The exiled son of the city

This is a profile of Paul Charles, a man of many hats: talent agent, tour promoter, novelist. Charles, who hails from Magherafelt, Co. Derry, is currently promoting his latest book, The Lonesome Heart is Angry. Set in 1960s Northern Ireland, it's a story about the age-old tradition of matchmaking. I emailed Charles after reading his mammoth blog post on Astral Weeks, which opens with him reprinting his concise 17-word review of the album:
The beauty and the magic of Astral Weeks

Like all things pertaining to love, will last forever.

The above was the two-line review I wrote in 1968 for City Week, a Belfast newspaper, of Van Morrison's groundbreaking album, Astral Weeks. The Editor, Chris Moore—who was more used to wielding his red pen on my double page reviews (as with the triple-disc Woodstock Album)—said, politely, "And would you like to expand even just a little on that?"
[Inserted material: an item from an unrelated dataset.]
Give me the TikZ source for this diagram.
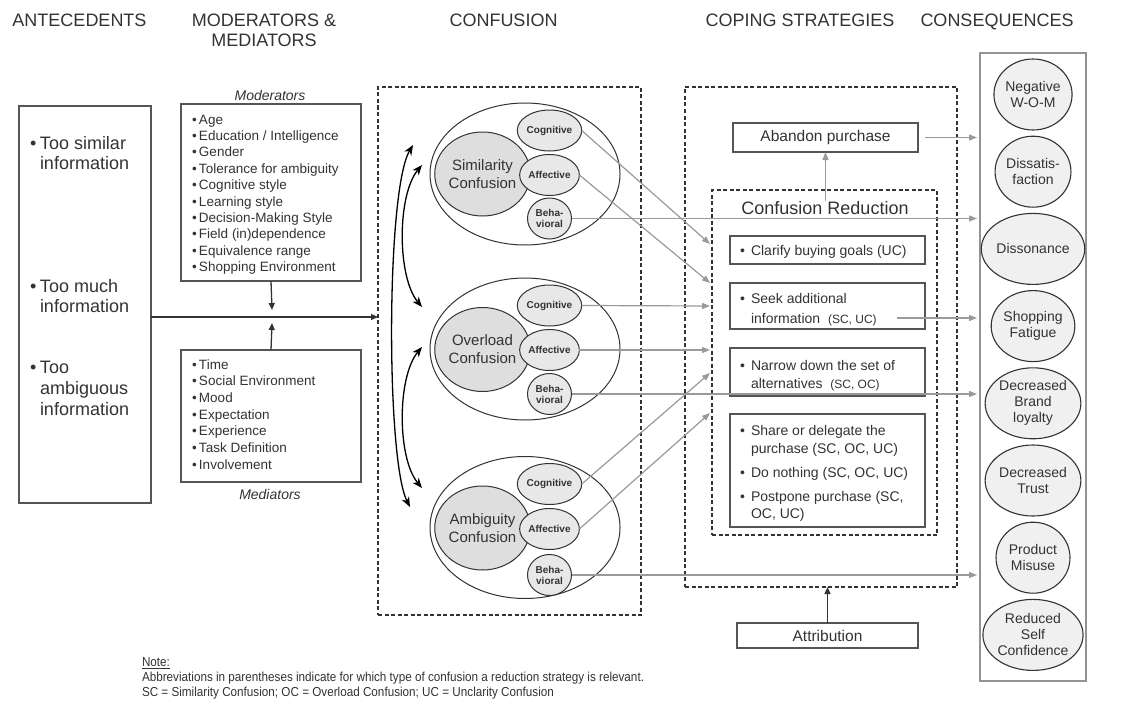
\documentclass[tikz,border=0pt]{standalone}
\usepackage{fontspec}
\setmainfont{Liberation Sans}
\newfontfamily\narrowfont[FakeStretch=0.9]{Liberation Sans}
\usetikzlibrary{arrows.meta,shapes.geometric,calc}

\definecolor{ink}{HTML}{333333}
\definecolor{frame}{HTML}{555555}
\definecolor{garrow}{HTML}{9A9A9A}
\definecolor{bigfill}{HTML}{DEDEDE}
\definecolor{smallfill}{HTML}{E8E8E8}
\definecolor{consfill}{HTML}{F0F0F0}

\newcommand\fsz[2]{\fontsize{#1}{#2}\selectfont}
\newcommand\bul[1]{\makebox[#1][l]{•}}
\newcommand\indentby[1]{\hspace*{#1}}

\begin{document}
\begin{tikzpicture}[x=1pt,y=-1pt,
  every node/.style={inner sep=0pt, outer sep=0pt, text=ink},
  head/.style={font=\fsz{18}{20.5}, align=center, anchor=base},
  solidbox/.style={draw=frame, line width=1.3pt, rectangle},
  dashbox/.style={draw=ink, line width=1.3pt, dash pattern=on 4pt off 2.5pt},
  bigoval/.style={ellipse, draw=ink, line width=1pt, minimum width=190pt, minimum height=142pt},
  kernel/.style={ellipse, draw=ink, line width=1pt, fill=bigfill, minimum width=89pt, minimum height=84pt, font=\fsz{15}{18}, align=center},
  facet/.style={ellipse, draw=ink, line width=1pt, fill=smallfill, minimum width=44pt, minimum height=41pt, font=\bfseries\fsz{10}{11}, align=center},
  outcome/.style={ellipse, draw=ink, line width=1.1pt, fill=consfill, minimum width=74pt, minimum height=71pt, font=\fsz{14}{16}, align=center},
  listtext/.style={anchor=base west, align=left},
  darr/.style={draw=ink, line width=1.3pt, -{Triangle[length=7pt,width=6pt]}},
  garr/.style={draw=garrow, line width=1.2pt, -{Triangle[length=8pt,width=6pt]}},
  swing/.style={draw=black, line width=1.3pt, {Stealth[length=10pt,width=8pt,inset=3pt]}-{Stealth[length=10pt,width=8pt,inset=3pt]}}
]
\fill[white] (0,0) rectangle (1129,704);
\useasboundingbox (0,0) rectangle (1129,704);

% column headings (anchored on the baseline of their last line)
\node[head] (hAnt)  at (79.5,26) {ANTECEDENTS};
\node[head] (hMod)  at (264,46.5) {MODERATORS \&\\MEDIATORS};
\node[head] (hConf) at (503.5,26) {CONFUSION};
\node[head] (hCope) at (800,26) {COPING STRATEGIES};
\node[head] (hCons) at (997,26) {CONSEQUENCES};

% antecedents
\node[solidbox, minimum width=132pt, minimum height=397pt] (ant) at (85,304.5) {};
\node[listtext, font=\fsz{18}{20.5}] (ante1) at (30,169.8) {\bul{10pt}Too similar\\\indentby{10pt}information};
\node[listtext, font=\fsz{18}{20.5}] (ante2) at (30,312.8) {\bul{10pt}Too much\\\indentby{10pt}information};
\node[listtext, font=\fsz{18}{21}] (ante3) at (30,415.3) {\bul{10pt}Too\\\indentby{10pt}ambiguous\\\indentby{10pt}information};

% moderators and mediators
\node[font=\itshape\fsz{14}{16}] (modlab) at (270,95) {Moderators};
\node[solidbox, minimum width=180pt, minimum height=177pt] (mod) at (271,192.5) {};
\node[listtext, font=\fsz{13.5}{16.4}] (modlist) at (192,271.6) {\bul{7pt}Age\\\bul{7pt}Education / Intelligence\\\bul{7pt}Gender\\\bul{7pt}Tolerance for ambiguity\\\bul{7pt}Cognitive style\\\bul{7pt}Learning style\\\bul{7pt}Decision-Making Style\\\bul{7pt}Field (in)dependence\\\bul{7pt}Equivalence range\\\bul{7pt}Shopping Environment};
\node[solidbox, minimum width=180pt, minimum height=132pt] (med) at (271,416) {};
\node[listtext, font=\fsz{13.5}{16.7}] (medlist) at (192,469.2) {\bul{7pt}Time\\\bul{7pt}Social Environment\\\bul{7pt}Mood\\\bul{7pt}Expectation\\\bul{7pt}Experience\\\bul{7pt}Task Definition\\\bul{7pt}Involvement};
\node[font=\itshape\fsz{14}{16}] (medlab) at (270,494) {Mediators};

% confusion column
\node[dashbox, minimum width=263pt, minimum height=528pt] (cbox) at (509.5,351) {};

\node[bigoval] (simO) at (525,174) {};
\node[kernel] (simK) at (482.5,174) {Similarity\\Confusion};
\node[facet] (simC) at (549.5,130.5) {Cognitive};
\node[facet] (simA) at (549.5,175) {Affective};
\node[facet] (simB) at (549.5,218.5) {Beha-\\vioral};

\node[bigoval] (ovlO) at (525,349) {};
\node[kernel] (ovlK) at (482.5,349.5) {Overload\\Confusion};
\node[facet] (ovlC) at (549.5,305.5) {Cognitive};
\node[facet] (ovlA) at (549.5,350) {Affective};
\node[facet] (ovlB) at (549.5,394) {Beha-\\vioral};

\node[bigoval] (ambO) at (525,527.5) {};
\node[kernel] (ambK) at (482.5,528) {Ambiguity\\Confusion};
\node[facet] (ambC) at (549.5,484) {Cognitive};
\node[facet] (ambA) at (549.5,529) {Affective};
\node[facet] (ambB) at (549.5,575) {Beha-\\vioral};

% links between the three kinds of confusion
\coordinate (swSimOut) at (413,145);
\coordinate (swAmbOut) at (410,507);
\coordinate (swSimIn) at (422,165);
\coordinate (swOvlTop) at (422,307);
\coordinate (swOvlBot) at (422,347);
\coordinate (swAmbIn) at (422,488);
\draw[swing] (swSimOut) .. controls (386,190) and (386,460) .. (swAmbOut);
\draw[swing] (swSimIn) .. controls (397,195) and (397,277) .. (swOvlTop);
\draw[swing] (swOvlBot) .. controls (397,377) and (397,458) .. (swAmbIn);

% antecedents feed confusion, moderated and mediated
\coordinate (junction) at (272,317);
\draw[darr] (ant.east |- junction) -- (cbox.west |- junction);
\draw[darr] (mod.south) -- ([yshift=7pt]junction);
\draw[darr] (med.north) -- ([yshift=-6pt]junction);

% coping strategies
\node[dashbox, minimum width=272pt, minimum height=500pt] (cope) at (821,337) {};
\node[solidbox, minimum width=185pt, minimum height=29pt, font=\fsz{15.5}{18}] (aban) at (825.5,137.5) {Abandon purchase};
\node[dashbox, minimum width=225pt, minimum height=345pt] (crbox) at (824.5,362.5) {};
\node[font=\fsz{18}{20}] (crtitle) at (825,208) {Confusion Reduction};
\draw[garr] (aban.south |- crtitle.north) -- (aban.south);

\node[solidbox, minimum width=195pt, minimum height=28pt] (clar) at (827.5,250) {};
\node[listtext, font=\fsz{14}{18}] (clarT) at (740,255) {\bul{11pt}Clarify buying goals (UC)};
\node[solidbox, minimum width=195pt, minimum height=46pt] (seek) at (827.5,306) {};
\node[listtext, font=\fsz{14}{20}] (seekT) at (740,323) {\bul{11pt}Seek additional\\\indentby{11pt}information~ {\fsz{12}{14}(SC, UC)}};
\node[solidbox, minimum width=195pt, minimum height=48pt] (narr) at (827.5,372) {};
\node[listtext, font=\fsz{14}{18}] (narrT) at (740,388) {\bul{11pt}Narrow down the set of\\\indentby{11pt}alternatives~ {\fsz{12}{14}(SC, OC)}};
\node[solidbox, minimum width=195pt, minimum height=113pt] (share) at (827.5,470.5) {};
\node[listtext, font=\fsz{14}{18}] (shareT) at (740,453) {\bul{11pt}Share or delegate the\\\indentby{11pt}purchase (SC, OC, UC)};
\node[listtext, font=\fsz{14}{18}] (nothT) at (740,477) {\bul{11pt}Do nothing (SC, OC, UC)};
\node[listtext, font=\fsz{14}{17}] (postT) at (740,518) {\bul{11pt}Postpone purchase (SC,\\\indentby{11pt}OC, UC)};

\node[solidbox, minimum width=181pt, minimum height=25pt, font=\fsz{15.5}{18}] (attr) at (827.5,635.5) {Attribution};
\draw[darr] (attr.north) -- (attr.north |- cope.south);

% consequences
\node[solidbox, draw=gray!85, minimum width=106pt, minimum height=628pt] (cons) at (1033,367) {};
\node[outcome] (wom)   at (1033,94.5)  {Negative\\W-O-M};
\node[outcome] (diss)  at (1033,171.7) {Dissatis-\\faction};
\node[outcome] (disso) at (1033,248.9) {Dissonance};
\node[outcome] (fatig) at (1033,326.1) {Shopping\\Fatigue};
\node[outcome] (brand) at (1033,403.3) {Decreased\\Brand\\loyalty};
\node[outcome] (trust) at (1033,480.5) {Decreased\\Trust};
\node[outcome] (misuse) at (1033,557.7) {Product\\Misuse};
\node[outcome] (selfc) at (1033,634.9) {Reduced\\Self\\Confidence};

% confusion facets into confusion reduction
\coordinate (inA) at (710,244);
\coordinate (inB) at (710,283);
\coordinate (inC) at (710,306);
\coordinate (inD) at (710,350);
\coordinate (inE) at (710,373);
\coordinate (inF) at (710,413);
\draw[garr] (simC.east) -- (inA);
\draw[garr] (simA.east) -- (inB);
\draw[garr] (ovlC.east) -- (inC);
\draw[garr] (ovlA.east) -- (inD);
\draw[garr] (ambC.east) -- (inE);
\draw[garr] (ambA.east) -- (inF);

% paths into consequences
\coordinate (seekout) at (897,318);
\draw[garr, shorten >=3pt] (simB.east) -- (cons.west |- simB.east);
\draw[garr, shorten >=3pt] (ovlB.east) -- (cons.west |- ovlB.east);
\draw[garr, shorten >=3pt] (ambB.east) -- (cons.west |- ambB.east);
\draw[garr, shorten <=7pt, shorten >=3pt] (aban.east) -- (cons.west |- aban.east);
\draw[garr, shorten >=3pt] (seekout) -- (cons.west |- seekout);

% note
\node[listtext, font=\narrowfont\fsz{13}{15}] (note1) at (142,666.5) {\underline{Note:}};
\node[listtext, font=\narrowfont\fsz{13}{15}] (note2) at (142,681.5) {Abbreviations in parentheses indicate for which type of confusion a reduction strategy is relevant.};
\node[listtext, font=\narrowfont\fsz{13}{15}] (note3) at (142,696.5) {SC = Similarity Confusion; OC = Overload Confusion; UC = Unclarity Confusion};
\end{tikzpicture}
\end{document}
"No, I think that covers it for me," I replied, not even realising that it was then, and still is now, an impossible album to review.
In his email to me, Charles contended that an album that exudes so much "place-ness" had to be written by an emigrant: "I grew up in a wee village called Magherafelt which is just outside of Belfast. Over the years I've spent a good bit of time in and around Belfast and to me (a personal view) Belfast is certainly ever present in the words and music of Astral Weeks. However, I've often felt that the vision and the soul could only have been created by an exiled son of the city."

In the article I linked above, Charles casually mentioned our small exchange before further expounding on his original point: "I was asked recently how much I thought Belfast influenced Van Morrison's Astral Weeks and I replied that I thought there was a lot of Belfast in the record, but it was a Belfast that only an exile would see. I don't think Van would have created a work like that had he still been living in Belfast. When you are away from home, you see it in a different way—sometimes through rose-tinted glasses. I think I'm the same. Certainly with regard to Magherafelt and Castlemartin, I can't remember those places being anything other than wonderful and great fun. And very happy times."